Earth's Moving Mantle Leads to Earthquakes in Unusual Places

Steam plumes rise above thermal features along the Firehole River, Yellowstone National Park.

It has long been a mystery why some earthquakes strike towns in seemingly earthquake-proof regions, but researchers now have a potential explanation for why temblors sometimes rattle where they're not expected. Understanding the underlying source of these quakes could help officials prepare for their associated hazards.

Researchers found that intraplate earthquakes — which occur in the middle, instead of at the borders, of tectonic plates — are influenced by convection, or heat-driven movements, of the molten mantle beneath the planet's cold, solid crust.

Although intraplate quakes make up a small percentage of overall earthquakes (98 percent of earthquakes occur at the boundaries of tectonic plates), they have been recorded at strengths of up to magnitude 7.0 and can be among the most disastrous temblors because they're unexpected, said Thorsten Becker, lead author of the new study and a professor of earth sciences at the University of Southern California. For one, towns hit by intraplate earthquakes are less likely to have earthquake-prepared infrastructure than towns that sit on plate boundaries, he said. [Image Gallery: This Millennium's Destructive Earthquakes]

For their study, the researchers specifically looked at intraplate seismicity along the Intermountain Region, which runs north to south in the western United States. The Intermountain Region covers nearly 53,000 square miles (137,000 square kilometers) of federal land and includes 13 National Forests. It also encompasses four major geographic provinces: the Great Basin, the Colorado Plateau, the Middle Rocky Mountains and the Northern Rocky Mountains, according to the U.S. Department of Agriculture.

Shaking things up

The researchers compared seismicity along the Intermountain Region to data collected by seismometers across the North American Plate (the tectonic plate that covers most of North America), to see how the Earth's surface deforms when earthquakes occur at plate boundaries and when temblors strike within plates, Becker said.

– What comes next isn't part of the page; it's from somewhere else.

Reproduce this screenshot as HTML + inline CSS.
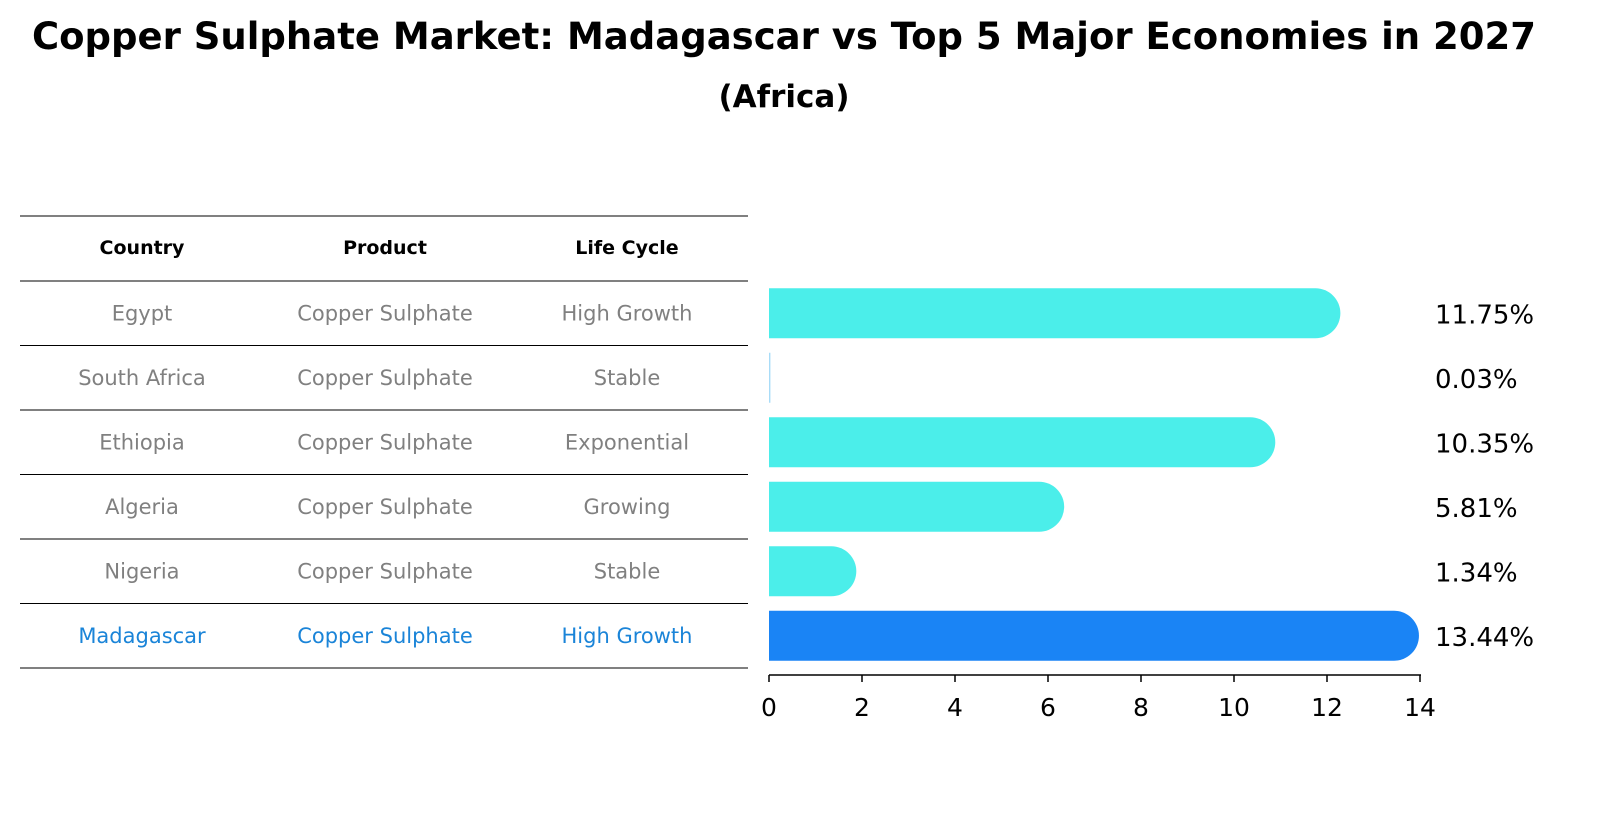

Earthquakes at plate boundaries occur when plates move horizontally, crashing into each other, moving away from each other or sliding past each other. Earthquakes in the middle of plates, by contrast, appear to occur when the mantle pushes up or down on the surface from below, Becker said.

The resulting deformed crust, which happens at both mountains and trenches, and seismicity, which mostly happens when the continental crust stretches, can be seen around the Snake River Plain — a sunken stretch of land within the Intermountain Region that extends 400 miles (650 kilometers) west of Yellowstone National Park, in Wyoming, to the Idaho-Oregon border.

To better understand how the region's geologic features formed, the researchers analyzed seismic data using models that incorporated mantle convection, including how quickly the mantle moves, Becker told Live Science.

Changes in the Earth's surface generated by mantle convection — specifically, mantle upwelling — contributed to intraplate earthquakes, according to the study.

The researchers decided to explore the Intermountain Region because its earthquakes occur far enough away from any plate boundaries to have their own distinct cause for shaking, Becker said. They focused on continental plates, like the North American Plate, because “[t]hey are older, thicker and record much longer geologic history" than oceanic plates, he added.

Previous research on intraplate earthquakes focused on variations in the thickness of Earth’s crust, Becker said — less thick crust was thought to be weaker, which could host more localized shaking. The researchers tested that theory in their model and found that although crustal thickness did contribute to seismicity, mantle flow was a major driver of intraplate earthquakes.

The researchersmodel attempts to predict how the mantle moves to better understand resulting seismicity, and the findings could help gauge where potential mantle-driven quakes can occur.

Mountains can provide clues about past earthquakes, both at plate boundaries and in the middle of tectonic plates, and the scientists want to see if there is a link between mountains and mantle convection.

Understanding that seismicity is linked to mantle convection can also help researchers better understand how continental plates deform now and how they have changed in the past, Becker said.

The study's findings were published online Aug. 26 in the journal Nature.